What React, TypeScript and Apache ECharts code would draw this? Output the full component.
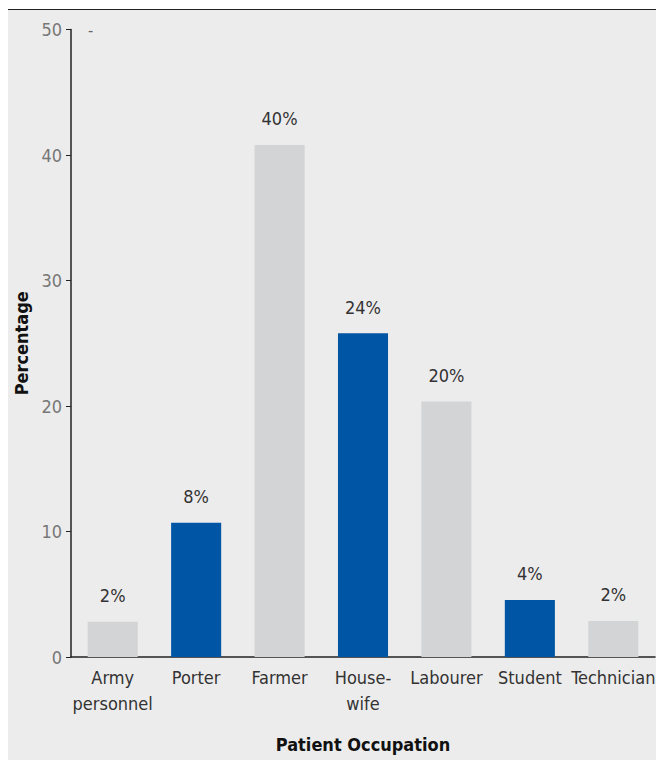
import React, { useEffect, useRef } from "react";
import * as echarts from "echarts";

const categories = ["Army\npersonnel", "Porter", "Farmer", "House-\nwife", "Labourer", "Student", "Technician"];
const barHeights = [2.8, 10.7, 40.8, 25.8, 20.35, 4.55, 2.87];
const barLabels = ["2%", "8%", "40%", "24%", "20%", "4%", "2%"];
const barColors = ["#d3d4d6", "#0055a4", "#d3d4d6", "#0055a4", "#d3d4d6", "#0055a4", "#d3d4d6"];
const yTicks = [0, 10, 20, 30, 40, 50];

const FONT = "'Liberation Sans Narrow', 'DejaVu Sans Condensed', 'Roboto', sans-serif";

export default function App() {
  const ref = useRef<HTMLDivElement>(null);
  useEffect(() => {
    if (!ref.current) return;
    const chart = echarts.init(ref.current, undefined, { renderer: "svg" });
    chart.setOption({
      animation: false,
      backgroundColor: "#ececec",
      grid: { left: 63, right: 1, top: 19.5, bottom: 103, containLabel: false, outerBoundsMode: "none" },
      xAxis: {
        type: "category",
        data: categories,
        name: "Patient Occupation",
        nameLocation: "middle",
        nameGap: 78,
        nameTextStyle: { fontFamily: FONT, fontSize: 18, fontWeight: "bold", color: "#111" },
        axisLine: { lineStyle: { color: "#222", width: 1.5 } },
        axisTick: { show: false },
        axisLabel: {
          fontFamily: FONT,
          fontSize: 18,
          color: "#333",
          margin: 7,
          lineHeight: 26,
          interval: 0,
        },
      },
      yAxis: {
        type: "value",
        min: yTicks[0],
        max: yTicks[yTicks.length - 1],
        interval: 10,
        name: "Percentage",
        nameLocation: "middle",
        nameGap: 32,
        nameTextStyle: { fontFamily: FONT, fontSize: 18, fontWeight: "bold", color: "#111" },
        axisLine: { show: true, lineStyle: { color: "#222", width: 1.5 } },
        axisTick: { show: true, length: 5, lineStyle: { color: "#222" } },
        splitLine: { show: false },
        axisLabel: { fontFamily: FONT, fontSize: 18, color: "#777", margin: 9 },
      },
      series: [
        {
          type: "bar",
          barCategoryGap: "40%",
          data: barHeights.map((v, i) => ({
            value: v,
            itemStyle: { color: barColors[i] },
            label: { formatter: barLabels[i] },
          })),
          label: {
            show: true,
            position: "top",
            distance: 17,
            fontFamily: FONT,
            fontSize: 18,
            color: "#333",
          },
        },
      ],
      graphic: [
        {
          type: "text",
          left: 80,
          top: 12,
          style: { text: "-", fontFamily: FONT, fontSize: 16, fill: "#666" },
        },
      ],
    });
    return () => chart.dispose();
  }, []);
  return (
    <div
      style={{
        position: "fixed",
        left: 8,
        top: 9,
        width: 648,
        height: 751,
        borderTop: "1.5px solid #222",
        background: "#ececec",
      }}
    >
      <div ref={ref} style={{ width: 648, height: 750 }} />
    </div>
  );
}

______

TO BE DONE:
Write out the lines from the start of the material to the line with "import * as", inclusive and exactly. Skip the pictures.

ANSWER FOR THIS EXERCISE:
What React, TypeScript and Apache ECharts code would draw this? Output the full component.
import React, { useEffect, useRef } from "react";
import * as echarts from "echarts";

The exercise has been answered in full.